[Data records]

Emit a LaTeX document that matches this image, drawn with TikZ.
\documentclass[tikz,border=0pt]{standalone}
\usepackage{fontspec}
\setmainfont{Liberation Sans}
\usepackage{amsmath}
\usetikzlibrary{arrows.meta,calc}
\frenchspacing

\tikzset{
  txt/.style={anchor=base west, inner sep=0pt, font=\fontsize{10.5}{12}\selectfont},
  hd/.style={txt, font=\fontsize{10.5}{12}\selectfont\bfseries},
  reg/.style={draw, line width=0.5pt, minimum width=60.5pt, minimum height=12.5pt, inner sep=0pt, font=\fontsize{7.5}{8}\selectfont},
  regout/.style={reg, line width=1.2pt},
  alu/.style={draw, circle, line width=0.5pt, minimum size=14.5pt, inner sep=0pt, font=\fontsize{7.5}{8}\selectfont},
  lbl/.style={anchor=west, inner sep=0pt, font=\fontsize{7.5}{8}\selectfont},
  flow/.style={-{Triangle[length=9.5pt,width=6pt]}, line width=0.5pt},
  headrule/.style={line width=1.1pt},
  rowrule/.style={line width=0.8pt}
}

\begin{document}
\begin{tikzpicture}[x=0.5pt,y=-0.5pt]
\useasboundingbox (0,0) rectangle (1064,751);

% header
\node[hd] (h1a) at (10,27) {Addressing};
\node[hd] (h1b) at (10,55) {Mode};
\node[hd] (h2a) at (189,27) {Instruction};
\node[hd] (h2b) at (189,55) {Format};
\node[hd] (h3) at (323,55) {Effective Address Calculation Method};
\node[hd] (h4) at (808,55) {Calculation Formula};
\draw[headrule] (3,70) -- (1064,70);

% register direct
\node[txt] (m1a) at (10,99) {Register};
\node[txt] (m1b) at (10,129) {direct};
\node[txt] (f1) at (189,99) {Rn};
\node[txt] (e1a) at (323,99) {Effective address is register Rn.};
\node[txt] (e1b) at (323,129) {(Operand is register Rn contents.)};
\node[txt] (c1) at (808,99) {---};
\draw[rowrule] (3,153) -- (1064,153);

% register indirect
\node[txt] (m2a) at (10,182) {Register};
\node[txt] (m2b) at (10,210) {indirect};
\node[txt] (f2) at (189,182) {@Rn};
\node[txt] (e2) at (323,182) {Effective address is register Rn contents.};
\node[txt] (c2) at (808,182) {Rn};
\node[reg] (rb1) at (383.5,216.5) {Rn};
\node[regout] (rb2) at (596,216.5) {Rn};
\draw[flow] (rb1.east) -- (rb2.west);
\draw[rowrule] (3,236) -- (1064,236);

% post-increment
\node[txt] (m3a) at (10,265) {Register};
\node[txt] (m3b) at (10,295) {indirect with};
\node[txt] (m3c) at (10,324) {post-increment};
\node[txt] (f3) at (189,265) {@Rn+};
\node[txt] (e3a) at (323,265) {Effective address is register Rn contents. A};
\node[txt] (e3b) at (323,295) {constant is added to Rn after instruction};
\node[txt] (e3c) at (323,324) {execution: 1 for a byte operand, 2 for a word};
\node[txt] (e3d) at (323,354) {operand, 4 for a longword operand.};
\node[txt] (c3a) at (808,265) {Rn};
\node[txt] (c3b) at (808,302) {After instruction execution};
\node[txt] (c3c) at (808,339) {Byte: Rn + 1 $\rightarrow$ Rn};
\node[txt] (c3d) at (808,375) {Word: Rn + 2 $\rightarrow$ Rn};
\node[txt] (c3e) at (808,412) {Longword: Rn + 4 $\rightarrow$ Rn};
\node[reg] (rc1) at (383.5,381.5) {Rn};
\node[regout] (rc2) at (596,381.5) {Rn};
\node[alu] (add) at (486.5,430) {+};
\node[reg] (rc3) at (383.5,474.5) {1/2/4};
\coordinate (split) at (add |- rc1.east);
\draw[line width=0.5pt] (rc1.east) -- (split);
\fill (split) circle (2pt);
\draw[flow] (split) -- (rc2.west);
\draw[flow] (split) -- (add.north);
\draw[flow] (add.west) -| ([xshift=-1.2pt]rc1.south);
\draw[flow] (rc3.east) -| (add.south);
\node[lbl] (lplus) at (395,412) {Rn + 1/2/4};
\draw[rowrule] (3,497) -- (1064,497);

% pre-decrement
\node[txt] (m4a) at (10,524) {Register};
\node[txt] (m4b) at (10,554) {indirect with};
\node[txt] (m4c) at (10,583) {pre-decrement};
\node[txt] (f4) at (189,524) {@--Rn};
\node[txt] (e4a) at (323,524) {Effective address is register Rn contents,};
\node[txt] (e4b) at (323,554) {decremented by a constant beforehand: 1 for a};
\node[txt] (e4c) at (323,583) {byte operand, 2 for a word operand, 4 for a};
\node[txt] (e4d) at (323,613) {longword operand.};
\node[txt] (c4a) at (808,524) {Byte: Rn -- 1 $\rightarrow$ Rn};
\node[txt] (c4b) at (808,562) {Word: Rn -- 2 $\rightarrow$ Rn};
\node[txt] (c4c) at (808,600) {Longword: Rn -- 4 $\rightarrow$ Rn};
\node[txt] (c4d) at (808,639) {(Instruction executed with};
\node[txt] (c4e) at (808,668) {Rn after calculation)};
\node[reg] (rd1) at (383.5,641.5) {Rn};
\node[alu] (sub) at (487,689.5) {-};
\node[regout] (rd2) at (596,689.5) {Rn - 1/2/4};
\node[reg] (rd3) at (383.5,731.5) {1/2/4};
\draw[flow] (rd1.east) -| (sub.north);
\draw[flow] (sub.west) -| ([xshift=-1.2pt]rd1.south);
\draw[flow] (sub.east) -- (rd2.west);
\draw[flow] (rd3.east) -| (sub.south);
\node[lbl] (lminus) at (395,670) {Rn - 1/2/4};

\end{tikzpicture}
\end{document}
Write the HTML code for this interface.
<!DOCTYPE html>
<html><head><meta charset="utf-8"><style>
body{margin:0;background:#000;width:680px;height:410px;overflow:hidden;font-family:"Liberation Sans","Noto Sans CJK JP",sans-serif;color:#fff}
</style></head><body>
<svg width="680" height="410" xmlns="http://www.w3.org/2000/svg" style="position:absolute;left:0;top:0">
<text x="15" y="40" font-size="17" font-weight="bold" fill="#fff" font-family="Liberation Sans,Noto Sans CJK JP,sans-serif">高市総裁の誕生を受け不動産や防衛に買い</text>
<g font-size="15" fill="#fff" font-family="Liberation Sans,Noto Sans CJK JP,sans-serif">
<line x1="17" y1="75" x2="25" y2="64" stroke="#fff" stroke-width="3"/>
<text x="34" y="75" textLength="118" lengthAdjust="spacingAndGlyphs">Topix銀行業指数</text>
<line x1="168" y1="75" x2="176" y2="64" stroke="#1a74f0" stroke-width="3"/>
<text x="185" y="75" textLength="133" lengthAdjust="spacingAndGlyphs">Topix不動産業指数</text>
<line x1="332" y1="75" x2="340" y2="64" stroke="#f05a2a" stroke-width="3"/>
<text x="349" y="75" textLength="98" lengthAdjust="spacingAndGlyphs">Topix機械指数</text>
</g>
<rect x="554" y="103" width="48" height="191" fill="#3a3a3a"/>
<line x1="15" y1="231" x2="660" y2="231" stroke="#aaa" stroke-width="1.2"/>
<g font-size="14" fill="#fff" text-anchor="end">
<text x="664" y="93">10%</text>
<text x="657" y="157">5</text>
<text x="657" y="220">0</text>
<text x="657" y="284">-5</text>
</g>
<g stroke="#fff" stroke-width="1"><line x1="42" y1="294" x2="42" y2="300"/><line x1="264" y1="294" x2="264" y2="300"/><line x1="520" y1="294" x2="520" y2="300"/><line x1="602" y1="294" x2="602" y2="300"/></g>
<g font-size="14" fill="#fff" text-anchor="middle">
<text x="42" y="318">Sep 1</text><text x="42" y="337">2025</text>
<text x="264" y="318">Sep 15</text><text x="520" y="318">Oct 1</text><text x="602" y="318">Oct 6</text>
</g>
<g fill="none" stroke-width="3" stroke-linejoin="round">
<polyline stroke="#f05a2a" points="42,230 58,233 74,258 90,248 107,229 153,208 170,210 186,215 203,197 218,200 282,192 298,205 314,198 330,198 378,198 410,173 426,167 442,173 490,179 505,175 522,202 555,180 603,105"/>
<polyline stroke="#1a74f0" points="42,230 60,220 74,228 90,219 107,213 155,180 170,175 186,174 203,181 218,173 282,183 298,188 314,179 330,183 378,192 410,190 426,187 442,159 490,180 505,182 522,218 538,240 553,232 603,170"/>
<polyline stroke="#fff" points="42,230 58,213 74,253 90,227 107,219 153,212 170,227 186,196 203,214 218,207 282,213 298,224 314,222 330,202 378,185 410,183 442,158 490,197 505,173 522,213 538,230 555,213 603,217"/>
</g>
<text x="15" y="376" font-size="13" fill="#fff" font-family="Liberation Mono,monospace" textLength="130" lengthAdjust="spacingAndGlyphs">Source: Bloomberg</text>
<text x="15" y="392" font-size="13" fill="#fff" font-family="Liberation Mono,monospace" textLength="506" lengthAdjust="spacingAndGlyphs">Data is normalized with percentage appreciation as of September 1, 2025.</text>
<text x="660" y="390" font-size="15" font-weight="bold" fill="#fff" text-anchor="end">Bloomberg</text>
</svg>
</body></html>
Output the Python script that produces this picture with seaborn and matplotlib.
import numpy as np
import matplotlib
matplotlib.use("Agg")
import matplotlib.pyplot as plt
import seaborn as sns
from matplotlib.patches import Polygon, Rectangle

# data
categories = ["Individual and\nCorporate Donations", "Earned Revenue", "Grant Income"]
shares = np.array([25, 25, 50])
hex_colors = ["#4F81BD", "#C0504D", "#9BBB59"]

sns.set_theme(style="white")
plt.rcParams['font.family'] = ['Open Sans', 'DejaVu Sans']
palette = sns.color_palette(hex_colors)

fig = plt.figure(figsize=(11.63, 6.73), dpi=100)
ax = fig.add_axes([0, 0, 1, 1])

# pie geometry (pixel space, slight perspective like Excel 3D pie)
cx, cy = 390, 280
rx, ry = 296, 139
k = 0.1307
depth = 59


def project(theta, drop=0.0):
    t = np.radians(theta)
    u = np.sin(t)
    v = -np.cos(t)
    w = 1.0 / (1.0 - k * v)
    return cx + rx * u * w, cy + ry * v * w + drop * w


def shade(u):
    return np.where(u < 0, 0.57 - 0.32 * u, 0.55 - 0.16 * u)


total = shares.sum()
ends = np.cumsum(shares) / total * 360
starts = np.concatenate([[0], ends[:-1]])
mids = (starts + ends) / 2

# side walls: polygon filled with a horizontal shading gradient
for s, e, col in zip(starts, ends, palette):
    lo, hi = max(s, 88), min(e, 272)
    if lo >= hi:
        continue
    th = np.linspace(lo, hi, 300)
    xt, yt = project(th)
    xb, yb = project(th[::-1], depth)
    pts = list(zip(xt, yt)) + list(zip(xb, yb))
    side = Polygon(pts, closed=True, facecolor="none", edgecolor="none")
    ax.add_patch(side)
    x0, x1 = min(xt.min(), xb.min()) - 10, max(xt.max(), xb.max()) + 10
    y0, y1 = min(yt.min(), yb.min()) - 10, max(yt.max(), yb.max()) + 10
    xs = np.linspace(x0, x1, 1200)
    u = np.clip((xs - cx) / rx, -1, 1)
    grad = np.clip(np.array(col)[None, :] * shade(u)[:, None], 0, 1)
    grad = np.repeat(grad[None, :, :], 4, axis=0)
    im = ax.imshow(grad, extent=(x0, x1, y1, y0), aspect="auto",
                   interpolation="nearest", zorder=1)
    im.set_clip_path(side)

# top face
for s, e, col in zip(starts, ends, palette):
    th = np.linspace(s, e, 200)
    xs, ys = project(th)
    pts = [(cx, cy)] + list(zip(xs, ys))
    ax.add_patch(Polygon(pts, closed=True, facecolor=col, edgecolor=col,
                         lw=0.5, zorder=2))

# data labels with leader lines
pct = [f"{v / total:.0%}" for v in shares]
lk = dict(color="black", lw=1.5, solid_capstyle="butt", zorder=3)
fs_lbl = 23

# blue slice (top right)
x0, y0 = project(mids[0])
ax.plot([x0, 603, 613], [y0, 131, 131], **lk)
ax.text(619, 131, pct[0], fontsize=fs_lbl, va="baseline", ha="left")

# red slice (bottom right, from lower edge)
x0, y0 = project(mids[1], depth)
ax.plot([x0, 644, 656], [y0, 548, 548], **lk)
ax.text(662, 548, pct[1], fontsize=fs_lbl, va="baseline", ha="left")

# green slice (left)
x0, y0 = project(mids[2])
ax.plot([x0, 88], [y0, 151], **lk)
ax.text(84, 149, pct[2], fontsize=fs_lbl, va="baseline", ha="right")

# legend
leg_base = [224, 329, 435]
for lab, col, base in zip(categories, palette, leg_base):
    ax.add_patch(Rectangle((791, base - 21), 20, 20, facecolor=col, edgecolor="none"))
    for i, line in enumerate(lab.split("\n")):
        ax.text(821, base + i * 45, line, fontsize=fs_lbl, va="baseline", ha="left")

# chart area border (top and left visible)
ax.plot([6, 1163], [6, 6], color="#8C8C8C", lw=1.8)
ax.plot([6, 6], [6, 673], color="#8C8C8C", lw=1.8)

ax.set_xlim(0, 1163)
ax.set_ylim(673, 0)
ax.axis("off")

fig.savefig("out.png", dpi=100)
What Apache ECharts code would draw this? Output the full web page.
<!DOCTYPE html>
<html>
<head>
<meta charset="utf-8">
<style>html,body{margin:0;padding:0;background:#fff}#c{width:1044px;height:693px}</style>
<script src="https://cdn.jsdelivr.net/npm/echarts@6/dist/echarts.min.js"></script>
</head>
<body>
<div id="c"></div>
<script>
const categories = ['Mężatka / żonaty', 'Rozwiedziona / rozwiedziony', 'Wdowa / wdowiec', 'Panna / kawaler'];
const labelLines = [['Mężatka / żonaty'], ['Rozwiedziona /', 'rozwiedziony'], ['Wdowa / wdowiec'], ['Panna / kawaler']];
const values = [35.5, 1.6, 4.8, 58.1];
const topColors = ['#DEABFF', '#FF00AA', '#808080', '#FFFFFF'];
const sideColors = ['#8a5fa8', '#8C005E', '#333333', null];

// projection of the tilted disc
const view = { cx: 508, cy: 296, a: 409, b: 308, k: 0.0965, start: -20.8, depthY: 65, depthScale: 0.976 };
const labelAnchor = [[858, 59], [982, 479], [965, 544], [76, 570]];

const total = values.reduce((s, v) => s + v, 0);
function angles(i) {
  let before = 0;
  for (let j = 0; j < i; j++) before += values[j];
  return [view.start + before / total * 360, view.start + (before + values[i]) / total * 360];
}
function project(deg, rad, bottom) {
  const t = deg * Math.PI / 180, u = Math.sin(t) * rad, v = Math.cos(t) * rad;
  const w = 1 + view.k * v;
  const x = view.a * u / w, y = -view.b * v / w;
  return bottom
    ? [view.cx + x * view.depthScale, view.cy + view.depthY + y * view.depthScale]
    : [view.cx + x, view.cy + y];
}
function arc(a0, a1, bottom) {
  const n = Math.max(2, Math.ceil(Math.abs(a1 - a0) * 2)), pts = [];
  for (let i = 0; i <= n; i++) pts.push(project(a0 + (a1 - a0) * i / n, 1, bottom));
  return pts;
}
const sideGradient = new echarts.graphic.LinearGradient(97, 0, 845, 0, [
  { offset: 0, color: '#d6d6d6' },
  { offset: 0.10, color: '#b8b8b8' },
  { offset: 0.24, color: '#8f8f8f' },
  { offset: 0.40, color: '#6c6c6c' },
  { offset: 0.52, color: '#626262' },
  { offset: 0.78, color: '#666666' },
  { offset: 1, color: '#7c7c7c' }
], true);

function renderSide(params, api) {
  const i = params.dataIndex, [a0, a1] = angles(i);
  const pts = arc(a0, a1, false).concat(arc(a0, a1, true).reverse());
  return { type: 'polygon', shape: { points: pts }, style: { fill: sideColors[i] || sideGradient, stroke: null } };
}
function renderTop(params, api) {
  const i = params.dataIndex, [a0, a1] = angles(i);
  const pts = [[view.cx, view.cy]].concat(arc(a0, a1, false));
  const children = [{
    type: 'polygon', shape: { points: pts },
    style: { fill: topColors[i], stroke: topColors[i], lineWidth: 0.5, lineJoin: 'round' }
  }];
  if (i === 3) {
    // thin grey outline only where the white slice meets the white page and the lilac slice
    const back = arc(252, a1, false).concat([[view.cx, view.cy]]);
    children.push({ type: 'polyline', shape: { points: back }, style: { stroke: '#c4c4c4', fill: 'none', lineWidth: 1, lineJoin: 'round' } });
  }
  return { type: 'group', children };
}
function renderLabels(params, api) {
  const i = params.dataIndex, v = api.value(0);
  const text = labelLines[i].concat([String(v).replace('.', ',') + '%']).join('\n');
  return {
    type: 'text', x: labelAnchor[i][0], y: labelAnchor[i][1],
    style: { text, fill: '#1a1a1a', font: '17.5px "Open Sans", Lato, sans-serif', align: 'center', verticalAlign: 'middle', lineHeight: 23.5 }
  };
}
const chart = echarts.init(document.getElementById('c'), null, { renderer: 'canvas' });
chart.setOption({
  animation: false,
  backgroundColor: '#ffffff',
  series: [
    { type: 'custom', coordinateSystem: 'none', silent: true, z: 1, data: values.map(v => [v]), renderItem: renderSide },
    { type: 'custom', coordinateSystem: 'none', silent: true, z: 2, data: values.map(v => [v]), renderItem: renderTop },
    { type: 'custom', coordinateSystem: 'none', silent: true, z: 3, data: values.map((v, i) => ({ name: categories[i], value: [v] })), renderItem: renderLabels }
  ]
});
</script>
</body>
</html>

## [WHAT YOU WILL DO]
Out of the data above, set down the lines from the one with "Output the Python" to the one with "from matplotlib.patches import", both included, exactly as written and with no additions.

## [SOLUTION TO THE EXERCISE]
Output the Python script that produces this picture with seaborn and matplotlib.
import numpy as np
import matplotlib
matplotlib.use("Agg")
import matplotlib.pyplot as plt
import seaborn as sns
from matplotlib.patches import Polygon, Rectangle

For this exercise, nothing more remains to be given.